Taking advantage of the Pathfinder M’s expanding capability, Peter also has a commercial version on the drawing board in both hull lengths aimed at the inshore fishing industry, small ferries, patrol and rescue applications. A shorter cabin and accommodation for four in two cabins leaves a huge back deck that in combination with the power catamarans stability, makes the ideal work platform. There have been and still are plenty of planing power cats being put into commercial service, however they have not always been entirely successful in applications that required a reasonable load carrying capacity, because when loaded they cannot not always ‘get on the plane’, whereas the displaning hull form has no such problems. In fact Peter’s designs are extremely forgiving to high loads only affecting their top speed by a knot or two and making less than 10 lph difference in fuel consumption at cruising speeds. When overloaded or over weight, planing power cats are not able to ‘get on the plane’ so the wingdeck clearance and tunnel volume is reduced, resulting in their wingdeck structure taking more of a pounding, which in turn creates both structural problems and an uncomfortable ride. The planing catamarans generally narrower, lower volume tunnel created by wider planing hulls then become even more of a problem when not ‘on the plane’, as wave interaction and increased wetted surface decrease performance further.
As the Pathfinder ‘M’ range has narrower displaning hulls, a higher tunnel clearance and a wider tunnel width than most planing cats, it is just as efficient when running at lower speeds as it is at higher speeds, cutting through the water rather than trying to plane over it.

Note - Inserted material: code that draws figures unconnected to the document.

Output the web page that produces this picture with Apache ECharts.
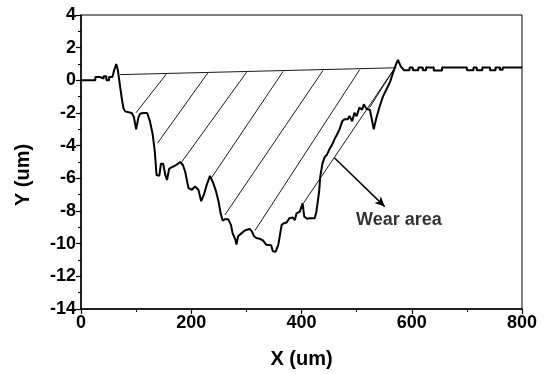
<!DOCTYPE html>
<html>
<head>
<meta charset="utf-8">
<script src="https://cdn.jsdelivr.net/npm/echarts@6/dist/echarts.min.js"></script>
<style>
html,body{margin:0;padding:0;background:#fff;}
#chart{width:546px;height:374px;}
</style>
</head>
<body>
<div id="chart"></div>
<script>
// ---- data ----
var xTicks = [0, 200, 400, 600, 800];
var yTicks = [4, 2, 0, -2, -4, -6, -8, -10, -12, -14];

// surface profile [x (um), y (um)]
var profileX = [0,26,26,35,35,41,41,46,46,51,51,57,60,64,67,71,74,77,80,83,92,96,100,104,107,113,120,125,130,134,137,142,145,149,153,156,160,166,172,180,185,189,195,201,207,213,218,223,228,234,240,245,250,253,257,261,267,272,275,280,282,285,290,293,297,301,306,310,314,318,324,330,336,345,348,353,358,361,364,368,373,378,384,388,391,397,402,405,410,415,424,427,432,434,438,442,446,451,456,460,464,469,474,478,484,487,492,496,500,505,510,513,518,524,527,531,536,542,548,554,561,566,571,575,580,583,586,596,596,602,602,612,612,620,620,626,626,640,640,655,655,700,700,712,712,718,718,728,728,742,742,752,752,760,760,765,765,800];
var profileY = [0,0,0.2,0.2,0.1,0.1,0.25,0.25,0,0,0.2,0.2,0.6,1.0,0.6,-0.4,-1.1,-1.7,-1.9,-2.0,-2.0,-2.25,-3.0,-2.3,-2.05,-2.0,-2.0,-2.5,-3.3,-4.4,-5.8,-5.85,-5.1,-5.1,-5.8,-6.1,-5.4,-5.3,-5.2,-5.0,-5.2,-5.6,-6.6,-6.7,-6.5,-6.7,-7.4,-7.0,-6.4,-5.85,-6.3,-6.8,-7.5,-8.1,-8.6,-8.5,-8.5,-8.85,-9.35,-9.75,-10.06,-9.55,-9.4,-9.35,-9.2,-9.15,-9.1,-9.25,-9.55,-9.65,-9.7,-9.8,-10.06,-10.1,-10.46,-10.5,-10.06,-9.45,-8.85,-8.75,-8.7,-8.44,-8.4,-8.55,-8.14,-8.04,-7.53,-8.34,-8.48,-8.44,-8.44,-8.04,-6.82,-5.9,-5.1,-4.7,-4.56,-4.2,-3.9,-3.6,-3.35,-3.0,-2.5,-2.38,-2.38,-2.18,-2.5,-1.98,-2.2,-1.67,-1.8,-1.47,-1.75,-1.8,-2.28,-3.0,-2.28,-1.57,-0.97,-0.56,-0.06,0.45,0.95,1.25,0.85,0.75,0.62,0.62,0.78,0.78,0.62,0.62,0.78,0.78,0.62,0.62,0.78,0.78,0.6,0.6,0.78,0.78,0.62,0.62,0.78,0.78,0.62,0.62,0.78,0.78,0.62,0.62,0.78,0.78,0.65,0.65,0.78,0.78];

// chord across the wear scar
var chordX = [71, 572];
var chordY = [0.35, 0.77];

// hatch lines: start (on chord) -> end (on profile)
var hatchX0 = [155.6, 230, 300.4, 366.7, 439, 505.5, 569, 569];
var hatchY0 = [0.42, 0.45, 0.5, 0.55, 0.6, 0.65, 0.75, 0.75];
var hatchX1 = [100, 138.7, 182.7, 237, 261, 315.5, 403, 523.6];
var hatchY1 = [-1.98, -3.85, -5.0, -5.95, -8.24, -9.2, -7.55, -1.67];

// annotation
var arrowFrom = [460, -4.76];
var arrowTo = [551, -7.73];
var labelText = 'Wear area';
var labelPos = [499, -8.55];

// ---- build chart ----
function zip(a, b) { return a.map(function (v, i) { return [v, b[i]]; }); }

var series = [];
series.push({
  type: 'line', data: zip(profileX, profileY), showSymbol: false, symbol: 'none',
  lineStyle: { color: '#000', width: 2 }, z: 5, silent: true
});
series.push({
  type: 'line', data: zip(chordX, chordY), symbol: 'none',
  lineStyle: { color: '#000', width: 0.9 }, z: 4, silent: true
});
for (var i = 0; i < hatchX0.length; i++) {
  series.push({
    type: 'line', data: [[hatchX0[i], hatchY0[i]], [hatchX1[i], hatchY1[i]]], symbol: 'none',
    lineStyle: { color: '#000', width: 0.9 }, z: 4, silent: true
  });
}
series.push({
  type: 'scatter', data: [labelPos], symbolSize: 0, silent: true,
  label: { show: true, position: 'right', distance: 0, formatter: labelText,
    color: '#000', fontWeight: 'bold', fontSize: 18, fontFamily: 'Liberation Sans' },
  markLine: {
    silent: true, symbol: ['none', 'arrow'], symbolSize: [7, 10],
    label: { show: false },
    lineStyle: { color: '#000', width: 1.5, type: 'solid' },
    data: [[{ coord: arrowFrom }, { coord: arrowTo }]]
  }
});

var axisFont = { color: '#000', fontWeight: 'bold', fontSize: 18, fontFamily: 'Liberation Sans' };

var option = {
  animation: false,
  backgroundColor: '#fff',
  grid: { left: 81, right: 24, top: 15, bottom: 62, show: true, borderColor: '#000', borderWidth: 1, backgroundColor: 'transparent' },
  xAxis: {
    type: 'value', min: xTicks[0], max: xTicks[xTicks.length - 1], interval: 200,
    name: 'X (um)', nameLocation: 'middle', nameGap: 40,
    nameTextStyle: { color: '#000', fontWeight: 'bold', fontSize: 20, fontFamily: 'Liberation Sans' },
    axisLine: { onZero: false, lineStyle: { color: '#000', width: 1.5 } },
    axisTick: { show: true, length: 5, lineStyle: { color: '#000', width: 1.2 } },
    minorTick: { show: true, splitNumber: 2, length: 3, lineStyle: { color: '#000', width: 1 } },
    splitLine: { show: false },
    axisLabel: Object.assign({ margin: 5 }, axisFont)
  },
  yAxis: {
    type: 'value', min: yTicks[yTicks.length - 1], max: yTicks[0], interval: 2,
    name: 'Y (um)', nameLocation: 'middle', nameGap: 48,
    nameTextStyle: { color: '#000', fontWeight: 'bold', fontSize: 20, fontFamily: 'Liberation Sans', padding: [0, 26, 0, 0] },
    axisLine: { onZero: false, lineStyle: { color: '#000', width: 1.5 } },
    axisTick: { show: true, length: 5, lineStyle: { color: '#000', width: 1.2 } },
    minorTick: { show: true, splitNumber: 2, length: 3, lineStyle: { color: '#000', width: 1 } },
    splitLine: { show: false },
    axisLabel: Object.assign({ margin: 5 }, axisFont)
  },
  series: series
};

var chart = echarts.init(document.getElementById('chart'), null, { renderer: 'canvas' });
chart.setOption(option);
</script>
</body>
</html>
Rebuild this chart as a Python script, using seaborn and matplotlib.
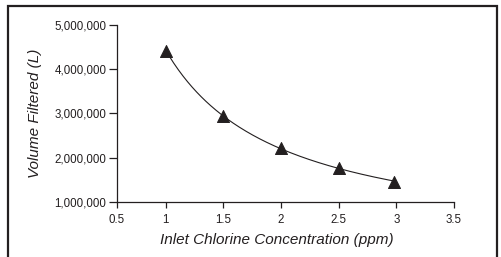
import matplotlib
matplotlib.use('Agg')
import matplotlib.pyplot as plt
import matplotlib.ticker as mticker
from matplotlib.patches import Rectangle
import numpy as np
import pandas as pd
import seaborn as sns

# data
chlorine_ppm = [1.0, 1.5, 2.0, 2.5, 2.98]
volume_l = [4400000, 2950000, 2210000, 1770000, 1450000]

x_ticks = [1, 1.5, 2, 2.5, 3, 3.5]
y_ticks = [1000000, 2000000, 3000000, 4000000, 5000000]

df = pd.DataFrame({'ppm': chlorine_ppm, 'volume': volume_l})

# power-law trend line fitted to the points
b, log_a = np.polyfit(np.log(df['ppm']), np.log(df['volume']), 1)
x_fit = np.linspace(df['ppm'].min(), df['ppm'].max(), 200)
fit = pd.DataFrame({'ppm': x_fit, 'volume': np.exp(log_a) * x_fit ** b})

ink = '#231f20'
sns.set_style('ticks')
plt.rcParams['font.family'] = ['Liberation Sans', 'DejaVu Sans']
plt.rcParams['text.color'] = ink
plt.rcParams['axes.labelcolor'] = ink
plt.rcParams['xtick.color'] = ink
plt.rcParams['ytick.color'] = ink

fig = plt.figure(figsize=(5.01, 2.57), dpi=100)
ax = fig.add_axes([0.233, 0.215, 0.673, 0.688])

sns.lineplot(data=fit, x='ppm', y='volume', ax=ax, color=ink, linewidth=0.8)
sns.scatterplot(data=df, x='ppm', y='volume', ax=ax, marker='^', s=75,
                color=ink, edgecolor=ink, zorder=3)

# the printed axis starts a little short of 1 and is labelled 0.5 at its left end
x_left = 0.575
ax.set_xlim(x_left, 3.5)
ax.set_ylim(1000000, 5000000)
ax.set_xticks([x_left] + x_ticks)
ax.set_xticklabels(['0.5'] + [f'{t:g}' for t in x_ticks])
ax.set_yticks(y_ticks)
ax.yaxis.set_major_formatter(mticker.FuncFormatter(lambda v, p: f'{int(v):,}'))
ax.tick_params(axis='y', labelsize=8.3, length=5.5, width=0.9, pad=2)
ax.tick_params(axis='x', labelsize=8.3, length=4, width=0.9, pad=5)
for s in ['left', 'bottom']:
    ax.spines[s].set_linewidth(0.9)
    ax.spines[s].set_color(ink)
sns.despine(ax=ax)

ax.set_xlabel('Inlet Chlorine Concentration (ppm)', fontsize=11, style='italic',
              labelpad=5, x=0.474)
ax.set_ylabel('Volume Filtered (L)', fontsize=11, style='italic', labelpad=9)

# outer border box, bottom runs off the image
fig.patches.append(Rectangle((8 / 501, -0.1), 489 / 501, 1.1 - 6 / 257,
                             transform=fig.transFigure, fill=False,
                             edgecolor=ink, linewidth=1.6, clip_on=False))

fig.savefig('out.png', dpi=100)
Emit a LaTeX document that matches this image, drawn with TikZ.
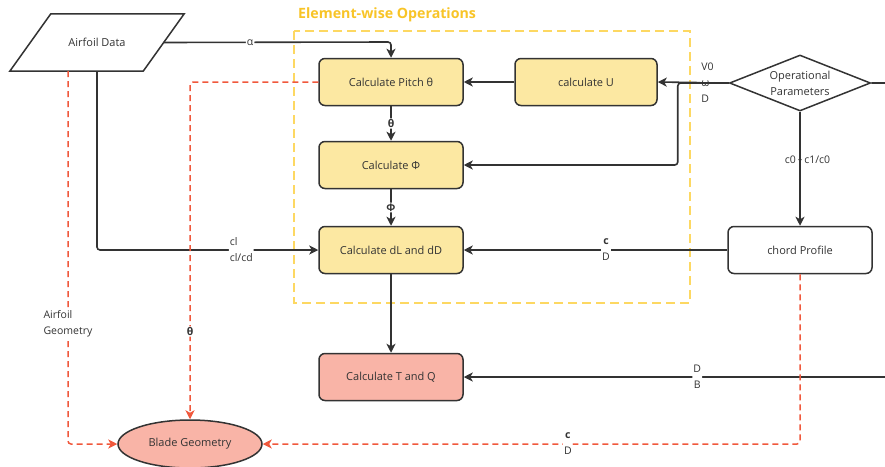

This seamless transition between displacement and planing speeds allows the commercial operator to choose the safest speed for the conditions, without having to think about whether they are ‘on the plane’ or off it.
Peter Brady is not only one of the pioneers of the displaning power catamaran, he has also managed to stay at the forefront of its development to this day. This new Pathfinder ‘M’ range demonstrates both his ability and vision as to the future of power catamarans.